On re-direct, Samuels stated that Englert had lectured to judges, attorneys and others about crime scenes.
Englert said he had been reconstructing crime scenes for 42 years. "Our job is to answer who, what, where, when and how."
"The fact of the matter is," Schwartzbach said in his final question, "the result of your work does not identify the perpetrator of this murder."
"That is correct," Englert replied.
In the end, Schwartzbach did more than expose Englert as a charlatan. He got Englert to corroborate the testimony of two eye witnesses.
Stanek, the prosecution witness who called 911, testified that he opened the driver’s door and saw Bakley bleeding. She was upright, but leaning toward the console. Her head, he said, was not touching the console. Her position was consistent with Englert's "bodies do not move when shot" testimony.
Stanek went to the passenger side. While still speaking with the 911 operator, he tried to pull Bakley upright toward him. She was gurgling and alive.
Blake, in the meantime, had returned to Vitello's looking for a doctor. He found a nurse, Lorenzo-Castaneda, whom he brought back to the car.
Lorenzo-Castaneda turned on the car's interior dome light.
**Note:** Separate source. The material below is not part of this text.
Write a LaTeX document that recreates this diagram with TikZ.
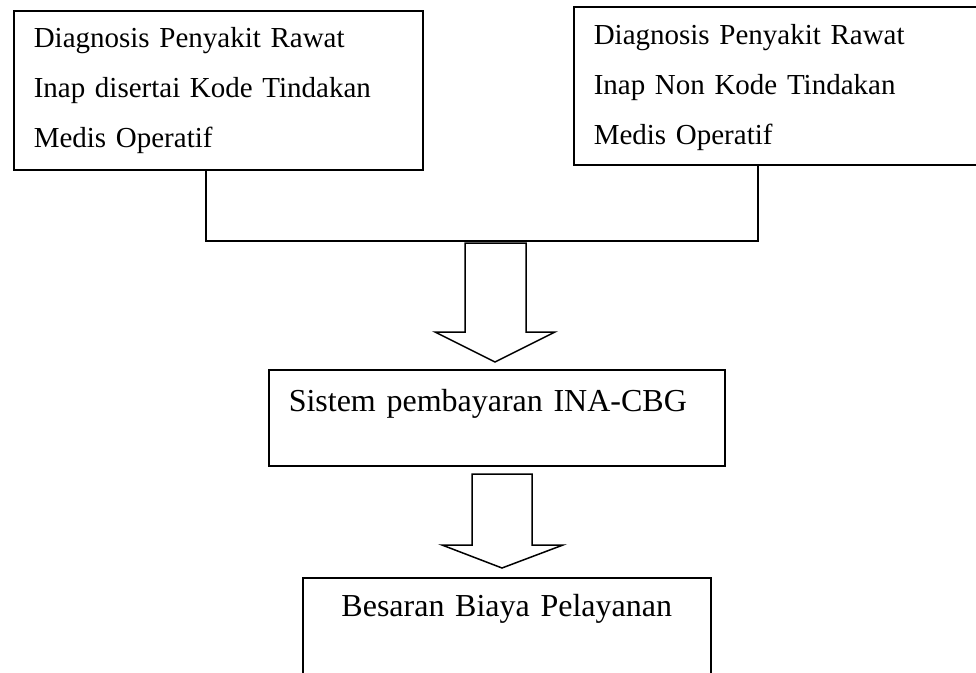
\documentclass[tikz,border=0pt]{standalone}
\usepackage{fontspec}
\setmainfont{Liberation Serif}

\begin{document}
\begin{tikzpicture}[x=1pt,y=-1pt,line width=1.5pt,
		kotak/.style={draw,rectangle,anchor=north west,inner xsep=20pt,inner ysep=0pt},
		kecil/.style={font=\fontsize{29}{50}\selectfont,align=left},
		besar/.style={font=\fontsize{32}{38}\selectfont}]%[scale=1]
		\useasboundingbox (0,0) rectangle (976,672);

		\node[kotak,kecil,text width=369pt,text height=37pt,text depth=122pt] (diagop) at (13,10) {Diagnosis Penyakit Rawat\\Inap disertai Kode Tindakan\\Medis Operatif};
		\node[kotak,kecil,text width=365pt,text height=38pt,text depth=120pt] (diagnon) at (573,6) {Diagnosis Penyakit Rawat\\Inap Non Kode Tindakan\\Medis Operatif};

		\coordinate (kiri) at (206,241);
		\coordinate (kanan) at (758,241);
		\draw (diagop.south -| kiri) |- (kanan) -- (diagnon.south -| kanan);

		\draw (465,243) -- (465,332) -- (435,332) -- (495,362) -- (555,332) -- (526,332) -- (526,243) -- cycle;

		\node[kotak,besar,align=left,text width=416pt,text height=42pt,text depth=54pt] (sistem) at (268,369) {Sistem pembayaran INA-CBG};

		\draw (472,474) -- (472,545) -- (442,545) -- (502,568) -- (563,545) -- (532,545) -- (532,474) -- cycle;

		\node[kotak,besar,align=center,text width=368pt,text height=39pt,text depth=58pt] (biaya) at (302,577) {Besaran Biaya Pelayanan};

		\end{tikzpicture}
\end{document}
At that point, Stanek saw the bullet wound in Bakley's head and "freaked." He said he never realized she was also bleeding from a shoulder wound.
Blake, in his statement to police within hours of the murder, said when he returned to the car after retrieving the gun he left in the restaurant, he opened the driver's side door and saw Bakley leaning slightly forward. He thought she was asleep and reached in to wake her. He told police he then saw blood coming from her mouth, and ran to the nearest house for help.
Can a man conjure up the past by looking into a pool of blood? Deputy District Attorney Samuels certainly thought this illusion in the form of some photographs could fool a jury. But when a magician's trick is exposed, all the magic is gone, and what's left is just a cheat.